Schriftstellerin Juli Zeh: Scharfer Blick aus der Provinz

Die Schriftstellerin Juli Zeh lebt auf dem Dorf und fragt in ihren Büchern, wie eng der Staat den Bürgern zu Leibe rücken darf.

Barnewitz (Havelland). In Porträts wird die Schriftstellerin Juli Zeh manchmal als "Streberin" bezeichnet. Ganz abwegig ist dieser Stempel nicht: Jura-Studium mit Bestnote abgeschlossen, nebenher am Literatur-Institut Leipzig studiert, fürs Debüt "Adler und Engel" gleich den Deutschen Buchpreis erhalten und anschließend ein Dutzend weitere Preise - und dann mischt sie sich auch noch ständig in öffentliche Debatten ein. Die 35-Jährige sagt dagegen: "Mein Leben fühlt sich faul an."

Viele Schriftsteller hätten ja vor dem "klassischen Problem" gestanden, "den Tag vollzukriegen". Deshalb sei auch die Kombination Schriftsteller plus Hund so häufig - weil man mit Hund gezwungen sei, regelmäßig spazieren zu gehen. Da habe man eine klare Aufgabe, außerdem lasse sich im Gehen gut denken. Zeh hat sich dazu gleich noch Katzen, zwei Pferde und ein renovierungsbedürftiges Haus angeschafft.

"Glücklicher und zufriedener wäre ich in einem Jura-Job", glaubt Juli Zeh, "und dann abends noch ein bis zwei Stündchen schreiben." Eine echte Arbeit, bei der der Sinn auf der Hand liegt, davon träume sie manchmal. Richter zum Beispiel. So habe eigentlich auch ihr Lebensentwurf ausgesehen.

Dann aber habe sie gemerkt, dass es ihr an der "nötigen Selbstüberschätzung" fehle. "Die Freiberufler-Existenz ist einfach bequemer." Wirft man nach dieser netten Geschichte einen Blick auf die Fakten, merkt man soggleich, dass Juli Zeh sehr wohl viel arbeitet. Elf Bücher in neun Jahren, plus Theaterstücke und Kurzgeschichten, Essays und Kommentare für Magazine und Zeitungen: Faul sieht anders aus. Seit 2007 lebt sie mit ihrem Freund in Barnewitz, einem Dörfchen im Havelland. Als Schriftstellerin aus Westdeutschland in einem brandenburgischen Dorf - wie geht das? "Gut", sagt Juli Zeh. Das einzige wirkliche Problem sei, dass sie ihre Möhren im Supermarkt kaufe. "Wenn wir die Tüten reintragen, dann schütteln sie nebenan den Kopf. Und später hängen Taschen mit Gemüse aus dem Garten an unserem Zaun."

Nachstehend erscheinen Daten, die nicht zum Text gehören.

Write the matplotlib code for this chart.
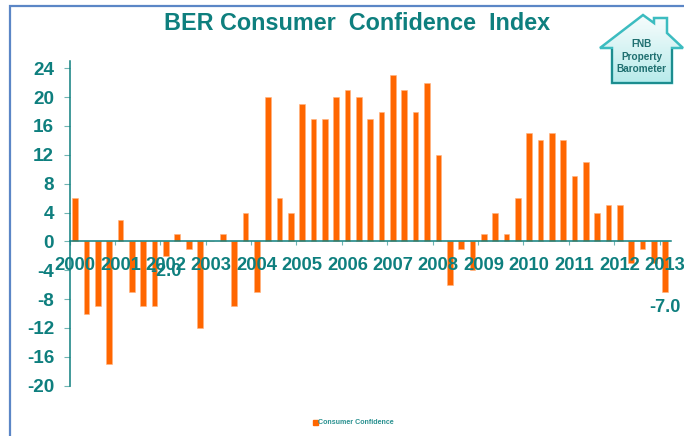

In ihren Jahren in Leipzig sei sie wesentlich isolierter gewesen. "Und das Flair brauche ich nicht mehr. Ich hänge nicht mehr viel in Kneipen rum, und kein Mensch geht jeden Abend ins Theater." Dass sie im Dorf angekommen ist, merkt man spätestens, als mitten im Gespräch der Nachbar klingelt und wortreich über seinen kaputten Drucker schimpft. Und ein Mahnschreiben habe er bekommen, ob sie da mal gucken könne? Die Juristin verspricht, den Brief zu beantworten - und wegen des Druckers werde sie später den Freund rüberschicken.

Natürlich schreibt sie auch ganz anderes. Zuletzt ist bei Hanser "Angriff auf die Freiheit" erschienen (mit Ilja Trojanow). Und am Samstag wird ihr Theaterstück "Good Morning, Boys and Girls" zum Thema Amoklauf am Düsseldorfer Schauspielhaus uraufgeführt.

Immer wieder hat Juli Zeh auf die Gefahr hingewiesen, die von einem kontrollwütigen Staat ausgeht. Neben zahlreichen Essays auch praktisch: 2008 hat sie beim Bundesverfassungsgericht Beschwerde gegen den biometrischen Reisepass eingelegt. Die Erfassung von Fingerabdrücken in Pässen sei keine wirksame Maßnahme der Sicherheitspolitik, sondern ein "sinnloser Grundrechtseingriff". Es gibt wenige Autoren, die derart ungeschützt Stellung zu Zeitfragen nehmen - und kaum jemanden in ihrem Alter. "Ich habe zu Anfang auch einfach auf alle Frage geantwortet, ohne mir Gedanken zu machen, dass das jemandem zu politisch sein könnte." Inzwischen habe sie - nach etlichen aggressiven Reaktionen - erkannt, "man muss das dosieren. Jetzt sage ich halt manchmal ein halbes Jahr lang öffentlich gar nichts, dann geht es wieder."